Eye to eye encounter

By Kumudini Hettiarachchi

Sharks! No it is not a bloody attack but a curious peep at the strange looking “thing”, wondering what has invaded their world. Then a flick of the tail fin, off goes the inquisitive one, but not too far away, to be joined by its siblings and cousins.

For Dr. Terney Pradeep Kumara, it was a fascinating and unforgettable encounter of the close kind. An encounter that he was unwittingly able to film – which he believes is a first of wild sharks off the coast of Sri Lanka.

Dr. Terney Pradeep Kumara: An expedition he’ll never forget

“I didn’t see the shark coming,” says Dr. Terney, Head of the Department of Oceanography and Marine Geology of the Ruhuna University, who with several others was underwater close to Pigeon Island off Uppuveli, Trincomalee to document coral cover and biodiversity.

Engrossed in taking underwater footage of coral cover, on a three-day expedition from August 28, he was “shocked” to see through the viewfinder of his camera, up close, just two metres away, a beautiful blacktip reef shark.

Such was his amazement at the 1.5-metre long shark crossing his path that a sudden movement in his excitement of “capturing” the sleek creature on camera made it disappear in a flash of speed.

“Wild sharks have been filmed elsewhere in the world, but I don’t think anyone has done it in Sri Lanka at such close quarters,” says Dr. Terney who then followed deeper, “covered” by his other team members in case the sharks turned aggressive. He was vulnerable, having only the camera in his hand. It was then that they sighted a school of about 10 sharks. “Although the black-tip reef shark is not usually aggressive, something like a sudden movement or disturbance could trigger aggression,” he says.

“The sharks seemed to be observing us. Two or three would encircle us and then swim away. The group also had babies with them,” says Dr. Terney, who has swum with sharks before at the Bar Reef off Kalpitiya. He believes the sharks he spotted off Pigeon Island had made that area their territory.

His expedition which was organised by Prof. Ruchira Cumaranatunga of the Ruhuna University, included team members Lecturers Anura Upashantha and Pandula T. Kirindearachchige and Technical Officer A.H. Ruwan Samantha. They were supported at ground level at Pigeon Island by Capt. Y.N. Jayarathne, Lt. Commander Mahesh de Silva and Lt. G.V.D. Dharshane of the Navy.
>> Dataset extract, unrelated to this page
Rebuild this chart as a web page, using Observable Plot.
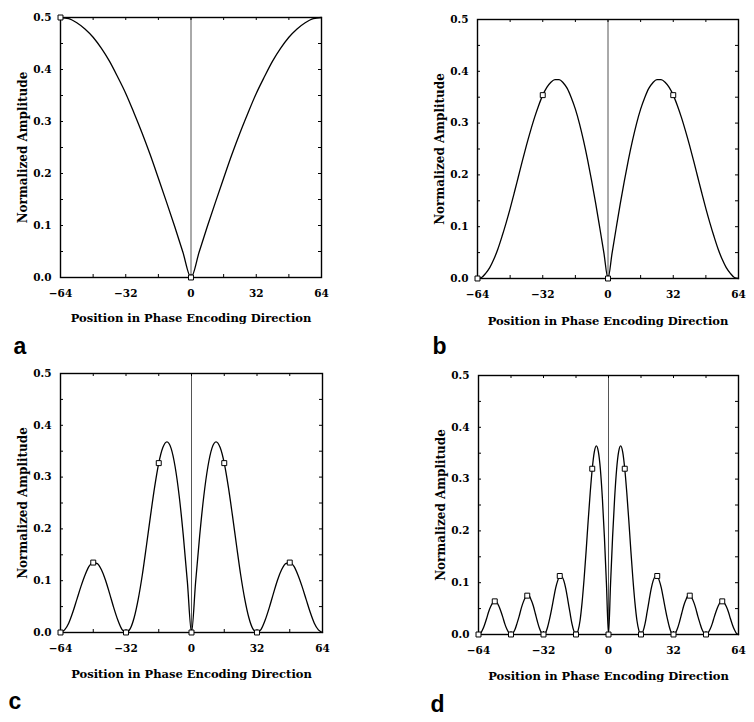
<!DOCTYPE html>
<html><head><meta charset="utf-8">
<script src="https://cdn.jsdelivr.net/npm/d3@7"></script>
<script src="https://cdn.jsdelivr.net/npm/@observablehq/plot@0.6"></script>
<style>
body{margin:0;background:#fff;}
#fig{position:relative;width:754px;height:722px;background:#fff;overflow:hidden;}
.panel{position:absolute;}
</style></head><body><div id="fig"></div>
<script>
// ---- data (amplitude read at |x| = 0, step, 2*step, ... 64; curves are symmetric) ----
const xTickLabels = [-64, -32, 0, 32, 64];
const yTickLabels = [0, 0.1, 0.2, 0.3, 0.4, 0.5];
const xMinorTicks = [-48, -32, -16, 0, 16, 32, 48];
const yMinorTicks = [0.05, 0.1, 0.15, 0.2, 0.25, 0.3, 0.35, 0.4, 0.45];
const xTitle = "Position in Phase Encoding Direction";
const yTitle = "Normalized Amplitude";
const panelLetters = ["a", "b", "c", "d"];

const stepA = 4;
const ampA = [0, 0.049, 0.098, 0.145, 0.191, 0.236, 0.278, 0.317, 0.354, 0.386, 0.416, 0.441, 0.462, 0.478, 0.490, 0.498, 0.500];
const markA = [-64, 0];

const stepB = 2;
const ampB = [0, 0.049, 0.097, 0.144, 0.188, 0.229, 0.266, 0.299, 0.327, 0.349, 0.367, 0.378, 0.384, 0.384, 0.379, 0.369,
  0.354, 0.334, 0.311, 0.285, 0.257, 0.227, 0.196, 0.165, 0.135, 0.107, 0.081, 0.057, 0.037, 0.021, 0.010, 0.002, 0];
const markB = [-64, -32, 0, 32];

const stepC = 2;
const ampC = [0, 0.097, 0.187, 0.263, 0.320, 0.356, 0.368, 0.357, 0.327, 0.281, 0.226, 0.168, 0.112, 0.065, 0.029, 0.007,
  0, 0.006, 0.024, 0.048, 0.075, 0.101, 0.121, 0.133, 0.135, 0.128, 0.111, 0.089, 0.064, 0.039, 0.018, 0.005, 0];
const markC = [-64, -48, -32, -16, 0, 16, 32, 48];

const stepD = 1;
const ampD = [0, 0.097, 0.187, 0.262, 0.319, 0.353, 0.364, 0.352, 0.320, 0.274, 0.220, 0.162, 0.108, 0.062, 0.027, 0.007,
  0, 0.006, 0.021, 0.043, 0.066, 0.088, 0.104, 0.112, 0.113, 0.104, 0.090, 0.070, 0.049, 0.030, 0.014, 0.003,
  0, 0.003, 0.012, 0.025, 0.040, 0.055, 0.066, 0.074, 0.075, 0.071, 0.062, 0.050, 0.035, 0.022, 0.010, 0.003,
  0, 0.003, 0.010, 0.020, 0.033, 0.045, 0.055, 0.062, 0.064, 0.061, 0.054, 0.044, 0.031, 0.019, 0.009, 0.002, 0];
const markD = [-64, -56, -48, -40, -32, -24, -16, -8, 0, 8, 16, 24, 32, 40, 48, 56];

// ---- layout ----
const W = 377, H = 361;
const layout = [
  {left: 0,   top: 0,   mL: 60,  mR: 56, mT: 17, mB: 84, tdy: 44, ldx: -47, ldy: 76},
  {left: 377, top: 0,   mL: 100, mR: 16, mT: 19, mB: 83, tdy: 46, ldx: -45, ldy: 75},
  {left: 0,   top: 361, mL: 60,  mR: 55, mT: 12, mB: 90, tdy: 45, ldx: -52, ldy: 76},
  {left: 377, top: 361, mL: 101, mR: 16, mT: 14, mB: 88, tdy: 45, ldx: -48, ldy: 77}
];
const series = [[ampA, stepA, markA], [ampB, stepB, markB], [ampC, stepC, markC], [ampD, stepD, markD]];

function buildRows(half, step) {
  const n = half.length - 1, rows = [];
  for (let i = -n; i <= n; i++) rows.push({x: i * step, y: half[Math.abs(i)]});
  return rows;
}

const fig = document.getElementById("fig");
series.forEach(([half, step, marks], i) => {
  const L = layout[i];
  const fw = W - L.mL - L.mR, fh = H - L.mT - L.mB;
  const rows = buildRows(half, step);
  const markerRows = marks.map(x => ({x, y: half[Math.abs(x) / step]}));
  const chart = Plot.plot({
    width: W, height: H,
    marginLeft: L.mL, marginRight: L.mR, marginTop: L.mT, marginBottom: L.mB,
    x: {domain: [-64, 64]},
    y: {domain: [0, 0.5]},
    style: {fontFamily: "'DejaVu Serif', serif", fontWeight: "bold", fontSize: "10.5px", background: "white", color: "black"},
    marks: [
      Plot.ruleX([0], {stroke: "#555", strokeWidth: 1}),
      Plot.line(rows, {x: "x", y: "y", curve: "monotone-x", stroke: "black", strokeWidth: 1.3}),
      Plot.tickY(yMinorTicks, {y: d => d, insetRight: fw - 3, stroke: "black"}),
      Plot.tickY(yMinorTicks, {y: d => d, insetLeft: fw - 3, stroke: "black"}),
      Plot.tickX(xMinorTicks, {x: d => d, insetBottom: fh - 3, stroke: "black"}),
      Plot.tickX(xMinorTicks, {x: d => d, insetTop: fh - 3, stroke: "black"}),
      Plot.frame({stroke: "black", strokeWidth: 1.4}),
      Plot.dot(markerRows, {x: "x", y: "y", symbol: "square", r: 2.8, stroke: "black", fill: "white", strokeWidth: 1}),
      Plot.axisX({ticks: xTickLabels, tickSize: 0, tickPadding: 12, tickFormat: "d", label: null}),
      Plot.axisY({ticks: yTickLabels, tickSize: 0, tickPadding: 9, tickFormat: ".1f", label: null}),
      Plot.text([xTitle], {text: d => d, frameAnchor: "bottom", dy: L.tdy, textAnchor: "middle", lineAnchor: "bottom", fontSize: 11.5}),
      Plot.text([yTitle], {text: d => d, frameAnchor: "left", dx: -37, rotate: -90, textAnchor: "middle", lineAnchor: "middle", fontSize: 12}),
      Plot.text([panelLetters[i]], {text: d => d, frameAnchor: "bottom-left", dx: L.ldx, dy: L.ldy, textAnchor: "start",
        lineAnchor: "bottom", fontFamily: "'Liberation Sans', Arial, sans-serif", fontWeight: "bold", fontSize: 23})
    ]
  });
  const div = document.createElement("div");
  div.className = "panel";
  div.style.left = L.left + "px";
  div.style.top = L.top + "px";
  div.appendChild(chart);
  fig.appendChild(div);
});
</script>
</body></html>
Describing the blacktip reef shark, the scientific name of which is Carcharhinus melanopterus, Dr. Terney says it has distinctive black markings on the ends of its fins. It has a white streak on its side, a blunt snout and long, thin serrated teeth to enable it to feast on reef fish.

“It hunts in small packs during the day,” says Dr. Terney, explaining that it was very close to noon that they came upon the sharks on those two memorable days of August 29 and 30.

Going into detail about the shark’s teeth, he says they are located in rows that rotate into use as and when needed. The first two rows come in handy when catching prey, he explains, pointing out that a nip from those razor-sharp teeth could be quite nasty.

Interestingly, during courting time, according to Dr. Terney, there is pairing, with an ardent embrace where the male grasps the female’s pectoral fin between its teeth. “It mates belly to belly and the litter is usually 2-4 pups.”

Unfortunately, the blacktip reef shark is being captured on a large scale for delicacies like shark-fin soup, laments Dr. Terney, adding that they are also hunted for their liver, as a source of oil.

The blacktip reef shark has been spotted all around Sri Lanka, not only off Trincomalee but also Tangalle, Kirinda, Polhena in Matara and Hikkaduwa in the south, Kalpitiya on the west and even Mount Lavinia, close to Colombo.

Shark sightings are an added bonus to boost tourism, says Dr. Terney, adding however, that there should be strict guidelines how and what depth to approach the blacktip reef shark, what distance to maintain from them, not to frighten them or feed them.

For this marine biologist the encounter with these giant creatures has simply “been an honour”.